JAISAL NOOR: A historic teachers strike in Los Angeles is set to enter its second day as more than 30,000 teachers demanding higher pay, smaller class sizes, and a cap on the expansion of privately-run charters, walked off the job in the second-largest U.S. school system, leaving hundreds of thousands of students in limbo.

ALEX CAPUTO-PEARL:So here we are on a rainy day in the richest country in the world, in the richest state in the country, in a state as blue as it can be and in a city rife with millionaires, where teachers have to go on strike to get the basics for our students.

Public education is not your plaything, billionaires. It belongs to the people of Los Angeles.

JAISAL NOOR: Some 20,000 teachers, union members and supporters gathered outside City Hall, carrying umbrellas in a rare Southern California rainstorm and chanting as they prepared to march toward district headquarters. No end date has been given for the strike.

TOBY SMITH: It wasn’t difficult for me, because I feel like we are pinned up against the wall. We have no other choice. If we don’t, they’re just going to keep cramming us in to classes, they’re going to cram the kids in like sardines. They’re going to starve us out and then charter schools will be the only schools. So it’s now or never. It’s do or die for us.

HEATHER THORNTON:We are doing this for them (the students).
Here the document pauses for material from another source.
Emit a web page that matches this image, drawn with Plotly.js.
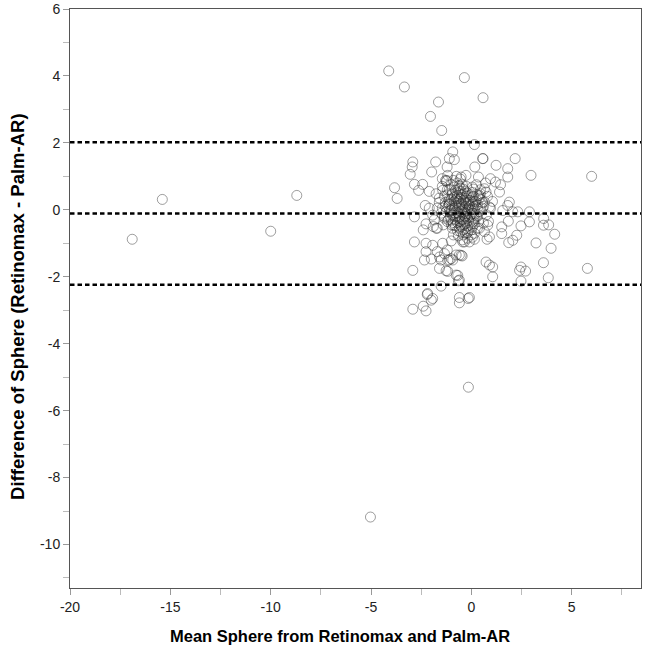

And so, in the end, if we end up getting them what they need, everything is worth it.

MARTHA TORRES:It was really hard for me to make the decision and, of course, because I have a family and I have three children in college. You know, it’s a sacrifice. But leaders like Martin Luther King, Cesar Chavez, Dolores Huerta, have taught me that it takes sacrifice to make a change. And this is why I’m here.

GERARDO MARQUEZ: The resources have been dwindling, the staffing has been dwindling, from my understanding, and it’s getting to a point where it’s just not sustainable. Students are suffering.

JAISAL NOOR: Talks broke down on Friday (January 11), when the union bargaining chair said she and her fellow negotiators were “insulted” by the latest contract offer from district officials.

The union wants a 6.5 percent pay rise, more librarians, counselors and nurses on campuses, smaller class sizes and less testing, as well as a moratorium on new charter schools.

For The Real News, this is Jaisal Noor.